También tenía Fidel aguda conciencia, - una lección de la historia que no desconoció, - de que las energías emancipadoras, las rebeldías populares necesitan de organizadores, aglutinadores, líderes, vanguardias. 
Como aprendizaje vivió con angustia el episodio colombiano conocido como El Bogotazo, cuando fue testigo de las masas enardecidas e indignadas por el asesinato de Jorge Eliécer Gaitán, lanzadas sin dirección ni orden ni concierto por las calles, y entonces echó menos a tener un fusil para sumarse a la protesta y dirigir y organizar aquella explosión popular.Y por ello, porque todo proceso histórico tiene que ser conducido, encauzado, facilitado, organizado y dirigido,  cifró sus esperanzas en lo que supo que era algo superior al hombre político solitario, o a la indignación multitudinaria sin guía y rumbo: la voluntad colectiva de emancipación visibilizada y hecha carne en una organización partidista.
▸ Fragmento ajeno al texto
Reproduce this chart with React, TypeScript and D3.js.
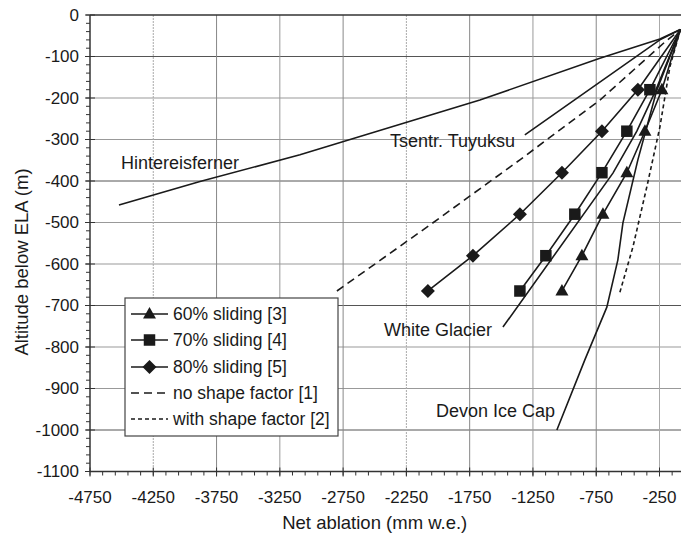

Al decir que el Partido es inmortal Fidel estaba simplemente expresando lo que dejó dicho en su última y conmovedora presencia en el Parlamento: “A todos nos llegará nuestro turno, pero quedarán las ideas de los comunistas cubanos…”.
El Partido no es una entelequia abstracta. Pero no lo es, NO por las razones que esgrimen nuestros enemigos de convicciones, sino porque no conciben  que hay una  Cuba que aspira al comunismo, y que la continuidad partidista precisamente acaba de confirmar,  y que tiene muchos más militantes en Cuba que los que portan o han merecido un carné o forman parte de sus órganos de dirección. Y tiene un legado que continuar y revolucionar, que, - cuando decimos que es el legado de Fidel, - es la herencia que él recogió, continuó, enriqueció y revolucionó para dejarla en la obra en que cifró todas sus esperanzas de revolucionario, el Partido.